Government has further set the price of cotton at K400 per kg, cassava at K110 per kg, soya at K480 per kg, sorghum at K360 per kg, finger millet at K480 per kg, pure beans at K480 per kg, white harricot beans at K500 per kg, mixed beans at K460 per kg, pigeon peas at K420 per kg, cow peas at K560 per kg, sunflower at K450 per kg, paprika at K900 per kg, chillies at K1500 per kg, sesame at K950 per kg and bambara nuts at K600 per kg.
The new prices are based on the cost of production, market forces, and price trends for the previous years and the need to provide incentives to growers.
On his part, Ministry of Agriculture Principal Secretary Sandram Maweru said following the announcement of prices, buyers can obtain licences and start purchasing the produce where it is ready.
He said the Agricultural Development and Marketing Corporation (Admarc) and National Food Reserve Agency (NFRA) are also ready to start buying produce from farmers.

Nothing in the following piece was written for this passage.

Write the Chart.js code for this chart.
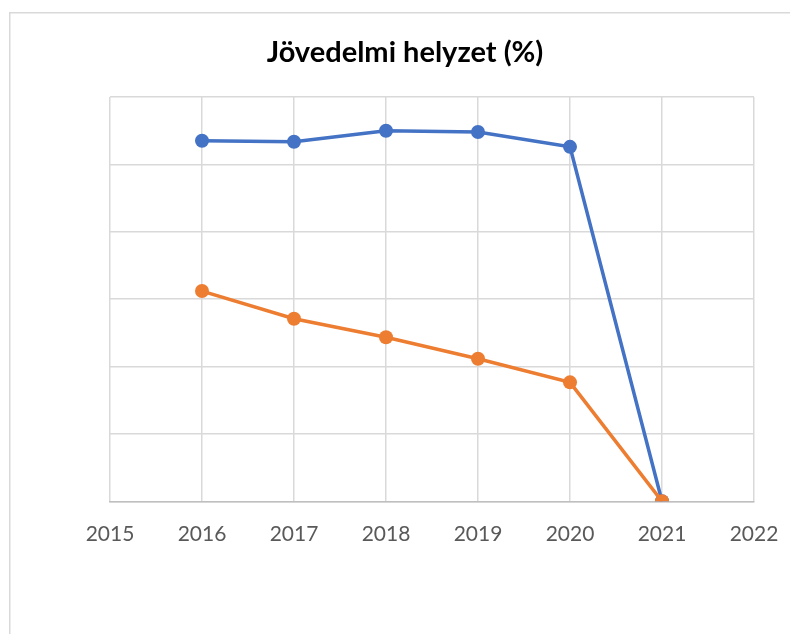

“Following the change of financial year from July to April, Admarc and NFRA should be ready to start buying earlier,” said Maweru.
The PS added that the ministry will collaborate with police and other stakeholders in ensuring that buyers adhere to set prices, that they are licensed and are using weighing scales that meet standards.
Maweru further urged Malawians to report any malpractices in the produce market, adding government will ensure that the local industry has enough raw materials before any plans to export.
Last year, the local industry was deprived of raw materials for cooking oil as the country exported most of the crops used in cooking oil production, a development that affected cooking oil prices.
Meanwhile, Admarc general manager Rhino Chiphiko has said the farmgate prices are reasonable, adding Admarc was consulted on the same.
In an interview yesterday, he said the State-run grain trader is also preparing its storage facilities in readiness for the buying exercise.
Chiphiko observed that Admarc may be under pressure to compete with those offering high prices, citing soya which is already being bought at K800 per kg.
“Actually we need more money to be able to buy because out there the prices that have been set are high,” he said.
Asked when Admarc will start buying produce, Chiphiko said the institution is waiting for funding from government.
Government allocated K2.6 billion to Admarc in the cureent National Budget.
For maize, he indicated that Admarc will go on the market mid or end May when the grain moisture content, especially in the Southern Region, would have reached the required levela of around 13 to 14 percent.
Said Chiphiko: “Currently the moisture content is still high at around 18 to 20 percent in the Southern Region. In the North and Centre, it is around 20 to 30 percent. We need the moisture content to drop because we buy for storage. We cannot keep the grain with high moisture content.”
He disclosed government has not released money for buying maize yet, Admarc has been given a go-ahead to borrow from banks and they are in talks with banks to source about K36 billion.
On his part, Farmers Union of Malawi president Frighton Njolomole hailed the new farmgate prices, saying they are much better than last year.
However, he said there is need to ensure that those buying the produce adhere to the set prices or offer more.
“We need a lot of security to protect farmers. There are people who always want to exploit others. We do not want vendors who will exploit farmers,” said Njolomole.
He feared that some Malawians will connive with foreigners and big traders to buy the produce from farmers, which may still lead to foreigners and big traders benefiting.
Njolomole called on Admarc to start buying early, saying by now they should have invested in grain dryers and stop giving excuses of moisture content.
He also said government to release finances on time to enable Admarc start buying early.
In a separate interview, agriculture expert Tamani Nkhono Mvula also described the prices as fair, observing there is an increase compared to past prices.
“What is needed is good enforcement to ensure that the produce is being bought at those prices. There has been huge production cost this year. The rains came late, there were challenges do do with inputs but also the disasters,” he said.
However, he urged caution on barring big companies from buying directly from farmers, saying that will promote middlemen which will deprive farmers of maximum benefits.
“Let the market be open so that what these companies can offer to the middlemen can be paid to the farmers,” said Mvula.
Last year maize farm gate price was set at K150 per kg, polished rice at K600 kg, unpolished rice at K250 per kg, Soya beans at K320 per kg, shelled groundnuts at K480 per kg, unshelled K330 per kg, pure beans at K510 per kg, mixed beans at K410 per kg, pigeon peas at K240 per kg and cotton at K320 per kg.
The Ministry of Agriculture is mandated by law to set minimum farmgate prices for crops grown in Malawi. The exercise is in line with the Agricultural General Purposes Act 1987 Cap 65.05 of the Laws of Malawi.